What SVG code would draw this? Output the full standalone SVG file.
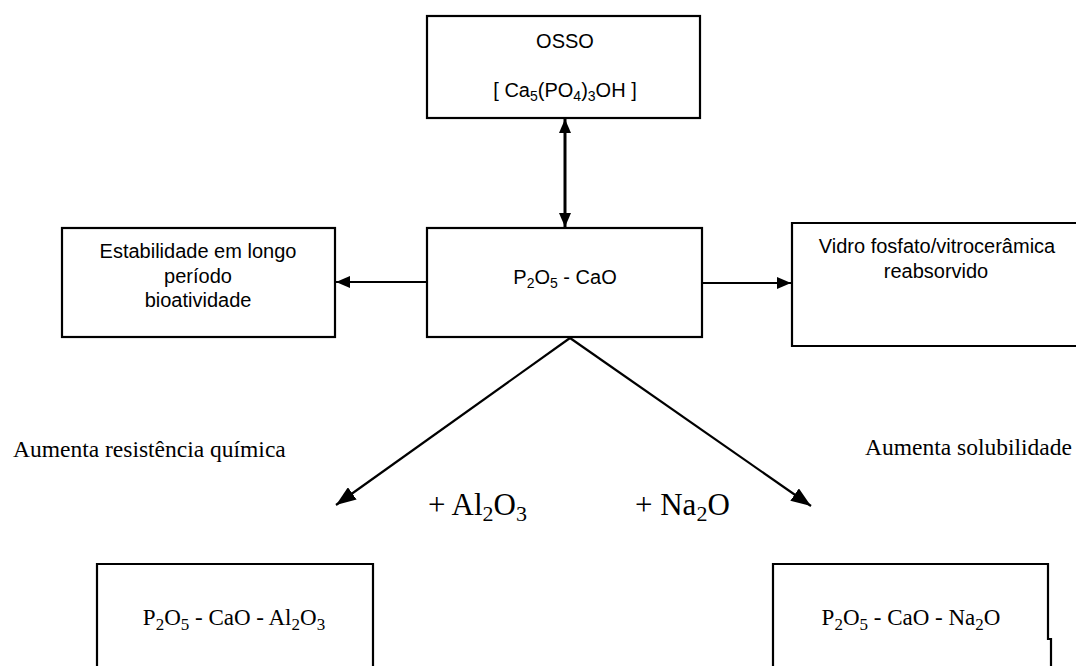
<svg xmlns="http://www.w3.org/2000/svg" width="1076" height="666" viewBox="0 0 1076 666">
<style>
.box{fill:#fff;stroke:#000;stroke-width:2.2}
.sans{font-family:"Liberation Sans",Arial,sans-serif;font-size:20px;fill:#000}
.serif{font-family:"Liberation Serif","Times New Roman",serif;fill:#000}
.conn{stroke:#000;stroke-width:2.2;fill:none}
.ssub{font-size:14px}
</style>
<defs>
<marker id="ah" viewBox="0 0 14 12" refX="14" refY="6" markerUnits="userSpaceOnUse" markerWidth="14" markerHeight="12" orient="auto-start-reverse">
<path d="M0,0 L14,6 L0,12 z" fill="#000"/>
</marker>
<marker id="ahL" viewBox="0 0 20 15" refX="20" refY="7.5" markerUnits="userSpaceOnUse" markerWidth="20" markerHeight="15" orient="auto">
<path d="M0,0 L20,7.5 L0,15 z" fill="#000"/>
</marker>
</defs>
<rect width="1076" height="666" fill="#fff"/>

<g id="connectors">
<line class="conn" x1="565" y1="119" x2="565" y2="227" style="stroke-width:3" marker-start="url(#ah)" marker-end="url(#ah)"/>
<line class="conn" x1="427" y1="282" x2="336" y2="282" marker-end="url(#ah)"/>
<line class="conn" x1="702" y1="283" x2="791" y2="283" marker-end="url(#ah)"/>
<line class="conn" x1="570" y1="338" x2="336" y2="505" marker-end="url(#ahL)"/>
<line class="conn" x1="570" y1="338" x2="811" y2="506" marker-end="url(#ahL)"/>
</g>

<g id="osso">
<rect class="box" x="427" y="16" width="273" height="102"/>
<text class="sans" x="565" y="48" text-anchor="middle">OSSO</text>
<text class="sans" x="565" y="97" text-anchor="middle">[ Ca<tspan class="ssub" dy="4">5</tspan><tspan dy="-4">(PO</tspan><tspan class="ssub" dy="4">4</tspan><tspan dy="-4">)</tspan><tspan class="ssub" dy="4">3</tspan><tspan dy="-4">OH ]</tspan></text>
</g>

<g id="center">
<rect class="box" x="427" y="228" width="275" height="109"/>
<text class="sans" x="565" y="284" text-anchor="middle">P<tspan class="ssub" dy="4">2</tspan><tspan dy="-4">O</tspan><tspan class="ssub" dy="4">5</tspan><tspan dy="-4"> - CaO</tspan></text>
</g>

<g id="estabilidade">
<rect class="box" x="62" y="228" width="273" height="109"/>
<text class="sans" x="198" y="258" text-anchor="middle">Estabilidade em longo</text>
<text class="sans" x="198" y="283" text-anchor="middle">período</text>
<text class="sans" x="198" y="307" text-anchor="middle">bioatividade</text>
</g>

<g id="vidro">
<path class="box" d="M1078,223 L792,223 L792,346 L1078,346"/>
<text class="sans" x="937" y="253" text-anchor="middle">Vidro fosfato/vitrocerâmica</text>
<text class="sans" x="936" y="278" text-anchor="middle">reabsorvido</text>
</g>

<g id="labels">
<text class="serif" x="13" y="457" style="font-size:23.5px">Aumenta resistência química</text>
<text class="serif" x="865" y="455" style="font-size:23.5px">Aumenta solubilidade</text>
<text class="serif" x="428" y="515" style="font-size:31px">+ Al<tspan style="font-size:22px" dy="6">2</tspan><tspan dy="-6">O</tspan><tspan style="font-size:22px" dy="6">3</tspan></text>
<text class="serif" x="635" y="515" style="font-size:31px">+ Na<tspan style="font-size:22px" dy="6">2</tspan><tspan dy="-6">O</tspan></text>
</g>

<g id="al">
<path class="box" d="M97,668 L97,564 L373,564 L373,668"/>
<text class="serif" x="234" y="625" text-anchor="middle" style="font-size:23px">P<tspan style="font-size:17px" dy="5">2</tspan><tspan dy="-5">O</tspan><tspan style="font-size:17px" dy="5">5</tspan><tspan dy="-5"> - CaO - Al</tspan><tspan style="font-size:17px" dy="5">2</tspan><tspan dy="-5">O</tspan><tspan style="font-size:17px" dy="5">3</tspan></text>
</g>

<g id="na">
<path class="box" d="M773,668 L773,564 L1048,564 L1048,639 L1051,639 L1051,668"/>
<text class="serif" x="911" y="625" text-anchor="middle" style="font-size:23px">P<tspan style="font-size:17px" dy="5">2</tspan><tspan dy="-5">O</tspan><tspan style="font-size:17px" dy="5">5</tspan><tspan dy="-5"> - CaO - Na</tspan><tspan style="font-size:17px" dy="5">2</tspan><tspan dy="-5">O</tspan></text>
</g>
</svg>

------------------------------

• [JOB]: Without the pictures, retype the whole of the material above exactly.

• [SOLUTION]:
What SVG code would draw this? Output the full standalone SVG file.
<svg xmlns="http://www.w3.org/2000/svg" width="1076" height="666" viewBox="0 0 1076 666">
<style>
.box{fill:#fff;stroke:#000;stroke-width:2.2}
.sans{font-family:"Liberation Sans",Arial,sans-serif;font-size:20px;fill:#000}
.serif{font-family:"Liberation Serif","Times New Roman",serif;fill:#000}
.conn{stroke:#000;stroke-width:2.2;fill:none}
.ssub{font-size:14px}
</style>
<defs>
<marker id="ah" viewBox="0 0 14 12" refX="14" refY="6" markerUnits="userSpaceOnUse" markerWidth="14" markerHeight="12" orient="auto-start-reverse">
<path d="M0,0 L14,6 L0,12 z" fill="#000"/>
</marker>
<marker id="ahL" viewBox="0 0 20 15" refX="20" refY="7.5" markerUnits="userSpaceOnUse" markerWidth="20" markerHeight="15" orient="auto">
<path d="M0,0 L20,7.5 L0,15 z" fill="#000"/>
</marker>
</defs>
<rect width="1076" height="666" fill="#fff"/>

<g id="connectors">
<line class="conn" x1="565" y1="119" x2="565" y2="227" style="stroke-width:3" marker-start="url(#ah)" marker-end="url(#ah)"/>
<line class="conn" x1="427" y1="282" x2="336" y2="282" marker-end="url(#ah)"/>
<line class="conn" x1="702" y1="283" x2="791" y2="283" marker-end="url(#ah)"/>
<line class="conn" x1="570" y1="338" x2="336" y2="505" marker-end="url(#ahL)"/>
<line class="conn" x1="570" y1="338" x2="811" y2="506" marker-end="url(#ahL)"/>
</g>

<g id="osso">
<rect class="box" x="427" y="16" width="273" height="102"/>
<text class="sans" x="565" y="48" text-anchor="middle">OSSO</text>
<text class="sans" x="565" y="97" text-anchor="middle">[ Ca<tspan class="ssub" dy="4">5</tspan><tspan dy="-4">(PO</tspan><tspan class="ssub" dy="4">4</tspan><tspan dy="-4">)</tspan><tspan class="ssub" dy="4">3</tspan><tspan dy="-4">OH ]</tspan></text>
</g>

<g id="center">
<rect class="box" x="427" y="228" width="275" height="109"/>
<text class="sans" x="565" y="284" text-anchor="middle">P<tspan class="ssub" dy="4">2</tspan><tspan dy="-4">O</tspan><tspan class="ssub" dy="4">5</tspan><tspan dy="-4"> - CaO</tspan></text>
</g>

<g id="estabilidade">
<rect class="box" x="62" y="228" width="273" height="109"/>
<text class="sans" x="198" y="258" text-anchor="middle">Estabilidade em longo</text>
<text class="sans" x="198" y="283" text-anchor="middle">período</text>
<text class="sans" x="198" y="307" text-anchor="middle">bioatividade</text>
</g>

<g id="vidro">
<path class="box" d="M1078,223 L792,223 L792,346 L1078,346"/>
<text class="sans" x="937" y="253" text-anchor="middle">Vidro fosfato/vitrocerâmica</text>
<text class="sans" x="936" y="278" text-anchor="middle">reabsorvido</text>
</g>

<g id="labels">
<text class="serif" x="13" y="457" style="font-size:23.5px">Aumenta resistência química</text>
<text class="serif" x="865" y="455" style="font-size:23.5px">Aumenta solubilidade</text>
<text class="serif" x="428" y="515" style="font-size:31px">+ Al<tspan style="font-size:22px" dy="6">2</tspan><tspan dy="-6">O</tspan><tspan style="font-size:22px" dy="6">3</tspan></text>
<text class="serif" x="635" y="515" style="font-size:31px">+ Na<tspan style="font-size:22px" dy="6">2</tspan><tspan dy="-6">O</tspan></text>
</g>

<g id="al">
<path class="box" d="M97,668 L97,564 L373,564 L373,668"/>
<text class="serif" x="234" y="625" text-anchor="middle" style="font-size:23px">P<tspan style="font-size:17px" dy="5">2</tspan><tspan dy="-5">O</tspan><tspan style="font-size:17px" dy="5">5</tspan><tspan dy="-5"> - CaO - Al</tspan><tspan style="font-size:17px" dy="5">2</tspan><tspan dy="-5">O</tspan><tspan style="font-size:17px" dy="5">3</tspan></text>
</g>

<g id="na">
<path class="box" d="M773,668 L773,564 L1048,564 L1048,639 L1051,639 L1051,668"/>
<text class="serif" x="911" y="625" text-anchor="middle" style="font-size:23px">P<tspan style="font-size:17px" dy="5">2</tspan><tspan dy="-5">O</tspan><tspan style="font-size:17px" dy="5">5</tspan><tspan dy="-5"> - CaO - Na</tspan><tspan style="font-size:17px" dy="5">2</tspan><tspan dy="-5">O</tspan></text>
</g>
</svg>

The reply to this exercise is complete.